------ Collected data
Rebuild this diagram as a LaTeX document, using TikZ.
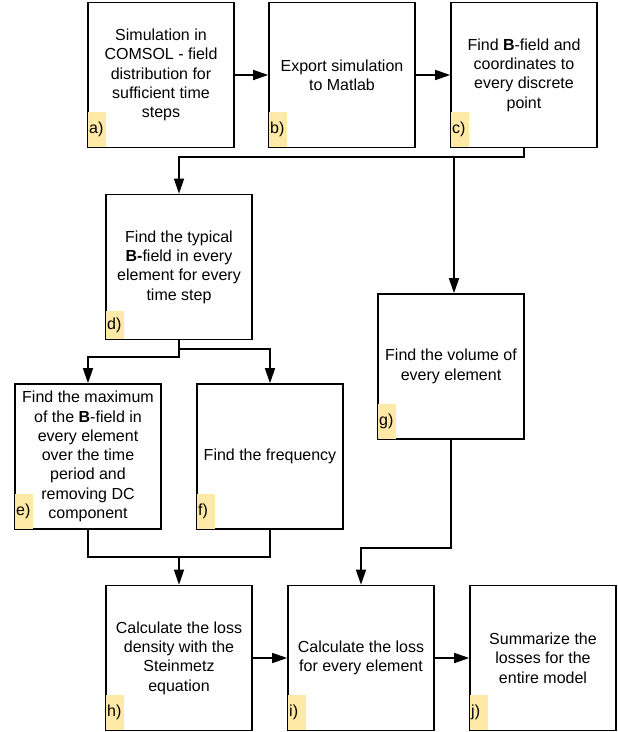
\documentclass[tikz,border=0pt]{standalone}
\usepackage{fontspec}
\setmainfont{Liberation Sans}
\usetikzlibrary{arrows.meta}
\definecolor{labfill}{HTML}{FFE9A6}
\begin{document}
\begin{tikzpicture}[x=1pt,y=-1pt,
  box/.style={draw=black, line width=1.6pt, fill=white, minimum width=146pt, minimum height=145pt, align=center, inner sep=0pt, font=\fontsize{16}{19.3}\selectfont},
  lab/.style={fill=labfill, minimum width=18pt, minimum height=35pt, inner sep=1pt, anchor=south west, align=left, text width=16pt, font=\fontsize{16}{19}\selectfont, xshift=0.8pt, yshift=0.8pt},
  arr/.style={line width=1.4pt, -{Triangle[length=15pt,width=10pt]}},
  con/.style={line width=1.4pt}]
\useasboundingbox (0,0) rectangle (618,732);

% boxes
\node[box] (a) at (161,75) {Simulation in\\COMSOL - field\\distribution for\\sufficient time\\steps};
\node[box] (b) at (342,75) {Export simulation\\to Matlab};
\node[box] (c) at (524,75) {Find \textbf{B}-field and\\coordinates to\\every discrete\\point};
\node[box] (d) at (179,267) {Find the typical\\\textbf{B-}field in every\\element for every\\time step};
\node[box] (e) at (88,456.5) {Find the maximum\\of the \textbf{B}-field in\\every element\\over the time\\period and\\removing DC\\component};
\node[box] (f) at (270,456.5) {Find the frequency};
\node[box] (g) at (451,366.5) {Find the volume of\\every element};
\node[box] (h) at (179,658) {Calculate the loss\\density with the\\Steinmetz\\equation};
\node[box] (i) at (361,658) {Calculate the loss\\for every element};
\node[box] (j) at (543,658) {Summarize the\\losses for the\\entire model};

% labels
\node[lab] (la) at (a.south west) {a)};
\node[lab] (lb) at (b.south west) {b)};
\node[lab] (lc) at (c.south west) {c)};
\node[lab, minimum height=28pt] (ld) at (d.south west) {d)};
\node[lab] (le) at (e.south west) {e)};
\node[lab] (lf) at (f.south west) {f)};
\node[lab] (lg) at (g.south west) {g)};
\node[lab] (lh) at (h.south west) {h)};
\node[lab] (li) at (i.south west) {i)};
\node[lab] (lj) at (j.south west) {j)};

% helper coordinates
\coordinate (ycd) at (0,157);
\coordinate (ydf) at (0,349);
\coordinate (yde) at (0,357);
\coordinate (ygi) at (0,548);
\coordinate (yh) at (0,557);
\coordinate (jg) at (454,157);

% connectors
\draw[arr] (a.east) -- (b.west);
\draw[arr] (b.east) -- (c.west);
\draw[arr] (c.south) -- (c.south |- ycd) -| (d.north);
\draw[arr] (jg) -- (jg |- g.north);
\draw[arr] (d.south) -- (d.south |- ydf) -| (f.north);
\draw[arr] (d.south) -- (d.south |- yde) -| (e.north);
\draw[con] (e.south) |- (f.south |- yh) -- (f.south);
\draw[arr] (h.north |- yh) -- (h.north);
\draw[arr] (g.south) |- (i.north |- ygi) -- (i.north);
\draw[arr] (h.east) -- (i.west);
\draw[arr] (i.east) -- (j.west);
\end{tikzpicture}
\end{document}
------------
* What to produce
Repeat the material exactly as it reads, without any of its pictures.

* Answer to the task
Rebuild this diagram as a LaTeX document, using TikZ.
\documentclass[tikz,border=0pt]{standalone}
\usepackage{fontspec}
\setmainfont{Liberation Sans}
\usetikzlibrary{arrows.meta}
\definecolor{labfill}{HTML}{FFE9A6}
\begin{document}
\begin{tikzpicture}[x=1pt,y=-1pt,
  box/.style={draw=black, line width=1.6pt, fill=white, minimum width=146pt, minimum height=145pt, align=center, inner sep=0pt, font=\fontsize{16}{19.3}\selectfont},
  lab/.style={fill=labfill, minimum width=18pt, minimum height=35pt, inner sep=1pt, anchor=south west, align=left, text width=16pt, font=\fontsize{16}{19}\selectfont, xshift=0.8pt, yshift=0.8pt},
  arr/.style={line width=1.4pt, -{Triangle[length=15pt,width=10pt]}},
  con/.style={line width=1.4pt}]
\useasboundingbox (0,0) rectangle (618,732);

% boxes
\node[box] (a) at (161,75) {Simulation in\\COMSOL - field\\distribution for\\sufficient time\\steps};
\node[box] (b) at (342,75) {Export simulation\\to Matlab};
\node[box] (c) at (524,75) {Find \textbf{B}-field and\\coordinates to\\every discrete\\point};
\node[box] (d) at (179,267) {Find the typical\\\textbf{B-}field in every\\element for every\\time step};
\node[box] (e) at (88,456.5) {Find the maximum\\of the \textbf{B}-field in\\every element\\over the time\\period and\\removing DC\\component};
\node[box] (f) at (270,456.5) {Find the frequency};
\node[box] (g) at (451,366.5) {Find the volume of\\every element};
\node[box] (h) at (179,658) {Calculate the loss\\density with the\\Steinmetz\\equation};
\node[box] (i) at (361,658) {Calculate the loss\\for every element};
\node[box] (j) at (543,658) {Summarize the\\losses for the\\entire model};

% labels
\node[lab] (la) at (a.south west) {a)};
\node[lab] (lb) at (b.south west) {b)};
\node[lab] (lc) at (c.south west) {c)};
\node[lab, minimum height=28pt] (ld) at (d.south west) {d)};
\node[lab] (le) at (e.south west) {e)};
\node[lab] (lf) at (f.south west) {f)};
\node[lab] (lg) at (g.south west) {g)};
\node[lab] (lh) at (h.south west) {h)};
\node[lab] (li) at (i.south west) {i)};
\node[lab] (lj) at (j.south west) {j)};

% helper coordinates
\coordinate (ycd) at (0,157);
\coordinate (ydf) at (0,349);
\coordinate (yde) at (0,357);
\coordinate (ygi) at (0,548);
\coordinate (yh) at (0,557);
\coordinate (jg) at (454,157);

% connectors
\draw[arr] (a.east) -- (b.west);
\draw[arr] (b.east) -- (c.west);
\draw[arr] (c.south) -- (c.south |- ycd) -| (d.north);
\draw[arr] (jg) -- (jg |- g.north);
\draw[arr] (d.south) -- (d.south |- ydf) -| (f.north);
\draw[arr] (d.south) -- (d.south |- yde) -| (e.north);
\draw[con] (e.south) |- (f.south |- yh) -- (f.south);
\draw[arr] (h.north |- yh) -- (h.north);
\draw[arr] (g.south) |- (i.north |- ygi) -- (i.north);
\draw[arr] (h.east) -- (i.west);
\draw[arr] (i.east) -- (j.west);
\end{tikzpicture}
\end{document}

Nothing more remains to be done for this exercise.